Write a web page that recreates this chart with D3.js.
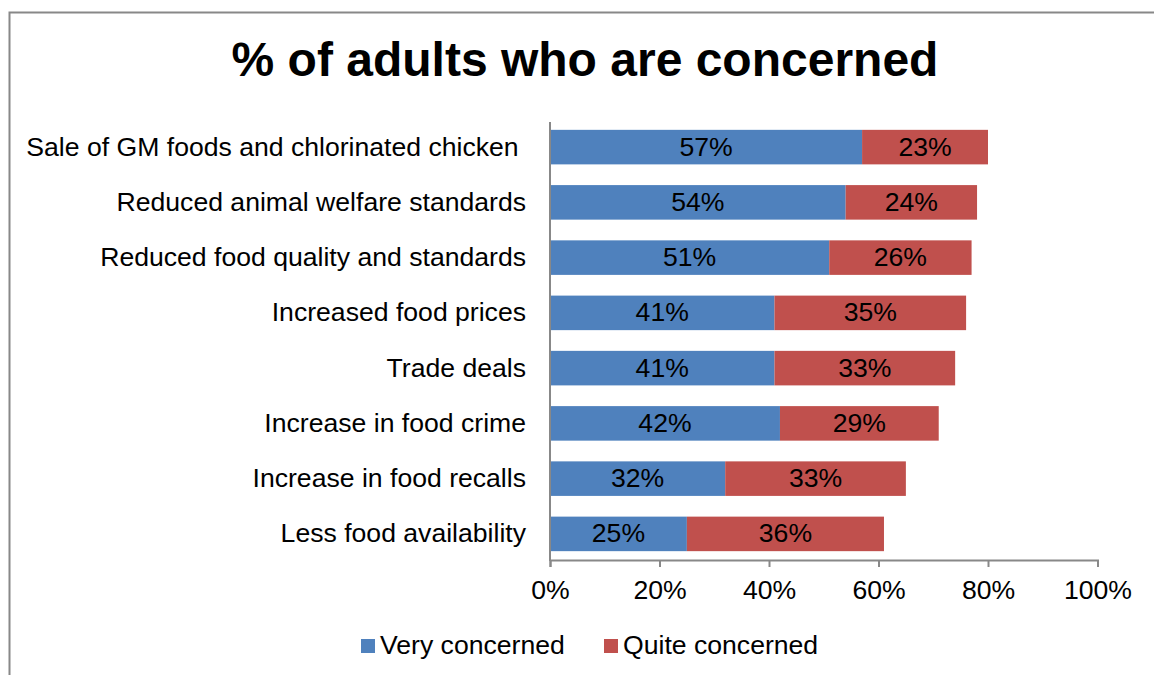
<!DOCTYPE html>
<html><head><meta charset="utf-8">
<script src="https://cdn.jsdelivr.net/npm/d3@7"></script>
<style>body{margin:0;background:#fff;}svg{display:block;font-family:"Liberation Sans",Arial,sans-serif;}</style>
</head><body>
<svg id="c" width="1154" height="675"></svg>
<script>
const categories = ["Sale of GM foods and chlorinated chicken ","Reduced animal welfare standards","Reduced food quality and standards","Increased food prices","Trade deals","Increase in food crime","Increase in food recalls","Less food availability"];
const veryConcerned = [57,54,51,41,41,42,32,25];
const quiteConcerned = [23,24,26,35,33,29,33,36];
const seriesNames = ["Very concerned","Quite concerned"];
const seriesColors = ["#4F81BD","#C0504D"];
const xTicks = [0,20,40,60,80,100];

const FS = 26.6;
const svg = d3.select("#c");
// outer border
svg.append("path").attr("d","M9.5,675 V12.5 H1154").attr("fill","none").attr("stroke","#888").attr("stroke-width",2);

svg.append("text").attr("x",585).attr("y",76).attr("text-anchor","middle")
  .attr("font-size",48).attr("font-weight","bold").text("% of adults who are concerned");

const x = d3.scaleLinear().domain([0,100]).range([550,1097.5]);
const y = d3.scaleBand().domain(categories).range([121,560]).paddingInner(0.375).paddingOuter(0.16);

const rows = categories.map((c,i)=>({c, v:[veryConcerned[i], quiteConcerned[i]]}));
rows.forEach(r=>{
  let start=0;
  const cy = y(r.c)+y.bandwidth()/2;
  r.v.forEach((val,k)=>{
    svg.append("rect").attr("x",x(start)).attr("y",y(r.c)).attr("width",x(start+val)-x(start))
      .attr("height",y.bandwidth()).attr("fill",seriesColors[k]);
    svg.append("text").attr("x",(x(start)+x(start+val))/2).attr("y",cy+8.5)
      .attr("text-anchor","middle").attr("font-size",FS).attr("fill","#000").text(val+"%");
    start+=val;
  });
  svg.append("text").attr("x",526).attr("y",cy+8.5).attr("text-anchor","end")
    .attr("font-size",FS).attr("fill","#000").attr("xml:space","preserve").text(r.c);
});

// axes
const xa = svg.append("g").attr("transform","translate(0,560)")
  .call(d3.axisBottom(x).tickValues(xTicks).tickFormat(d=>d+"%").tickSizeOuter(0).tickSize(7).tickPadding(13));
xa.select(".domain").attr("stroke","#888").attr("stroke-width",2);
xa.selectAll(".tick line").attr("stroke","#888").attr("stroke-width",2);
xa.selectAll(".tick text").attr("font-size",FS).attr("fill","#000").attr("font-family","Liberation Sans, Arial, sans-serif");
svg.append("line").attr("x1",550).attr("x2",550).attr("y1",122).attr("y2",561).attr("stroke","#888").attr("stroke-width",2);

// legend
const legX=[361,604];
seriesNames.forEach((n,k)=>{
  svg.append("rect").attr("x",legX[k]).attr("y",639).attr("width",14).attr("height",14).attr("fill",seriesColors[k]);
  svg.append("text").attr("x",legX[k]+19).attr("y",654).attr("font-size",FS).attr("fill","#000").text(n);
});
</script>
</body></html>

+++

_Task prompt:_
Output a faithful copy of the data, with each picture left out.

_Output:_
Write a web page that recreates this chart with D3.js.
<!DOCTYPE html>
<html><head><meta charset="utf-8">
<script src="https://cdn.jsdelivr.net/npm/d3@7"></script>
<style>body{margin:0;background:#fff;}svg{display:block;font-family:"Liberation Sans",Arial,sans-serif;}</style>
</head><body>
<svg id="c" width="1154" height="675"></svg>
<script>
const categories = ["Sale of GM foods and chlorinated chicken ","Reduced animal welfare standards","Reduced food quality and standards","Increased food prices","Trade deals","Increase in food crime","Increase in food recalls","Less food availability"];
const veryConcerned = [57,54,51,41,41,42,32,25];
const quiteConcerned = [23,24,26,35,33,29,33,36];
const seriesNames = ["Very concerned","Quite concerned"];
const seriesColors = ["#4F81BD","#C0504D"];
const xTicks = [0,20,40,60,80,100];

const FS = 26.6;
const svg = d3.select("#c");
// outer border
svg.append("path").attr("d","M9.5,675 V12.5 H1154").attr("fill","none").attr("stroke","#888").attr("stroke-width",2);

svg.append("text").attr("x",585).attr("y",76).attr("text-anchor","middle")
  .attr("font-size",48).attr("font-weight","bold").text("% of adults who are concerned");

const x = d3.scaleLinear().domain([0,100]).range([550,1097.5]);
const y = d3.scaleBand().domain(categories).range([121,560]).paddingInner(0.375).paddingOuter(0.16);

const rows = categories.map((c,i)=>({c, v:[veryConcerned[i], quiteConcerned[i]]}));
rows.forEach(r=>{
  let start=0;
  const cy = y(r.c)+y.bandwidth()/2;
  r.v.forEach((val,k)=>{
    svg.append("rect").attr("x",x(start)).attr("y",y(r.c)).attr("width",x(start+val)-x(start))
      .attr("height",y.bandwidth()).attr("fill",seriesColors[k]);
    svg.append("text").attr("x",(x(start)+x(start+val))/2).attr("y",cy+8.5)
      .attr("text-anchor","middle").attr("font-size",FS).attr("fill","#000").text(val+"%");
    start+=val;
  });
  svg.append("text").attr("x",526).attr("y",cy+8.5).attr("text-anchor","end")
    .attr("font-size",FS).attr("fill","#000").attr("xml:space","preserve").text(r.c);
});

// axes
const xa = svg.append("g").attr("transform","translate(0,560)")
  .call(d3.axisBottom(x).tickValues(xTicks).tickFormat(d=>d+"%").tickSizeOuter(0).tickSize(7).tickPadding(13));
xa.select(".domain").attr("stroke","#888").attr("stroke-width",2);
xa.selectAll(".tick line").attr("stroke","#888").attr("stroke-width",2);
xa.selectAll(".tick text").attr("font-size",FS).attr("fill","#000").attr("font-family","Liberation Sans, Arial, sans-serif");
svg.append("line").attr("x1",550).attr("x2",550).attr("y1",122).attr("y2",561).attr("stroke","#888").attr("stroke-width",2);

// legend
const legX=[361,604];
seriesNames.forEach((n,k)=>{
  svg.append("rect").attr("x",legX[k]).attr("y",639).attr("width",14).attr("height",14).attr("fill",seriesColors[k]);
  svg.append("text").attr("x",legX[k]+19).attr("y",654).attr("font-size",FS).attr("fill","#000").text(n);
});
</script>
</body></html>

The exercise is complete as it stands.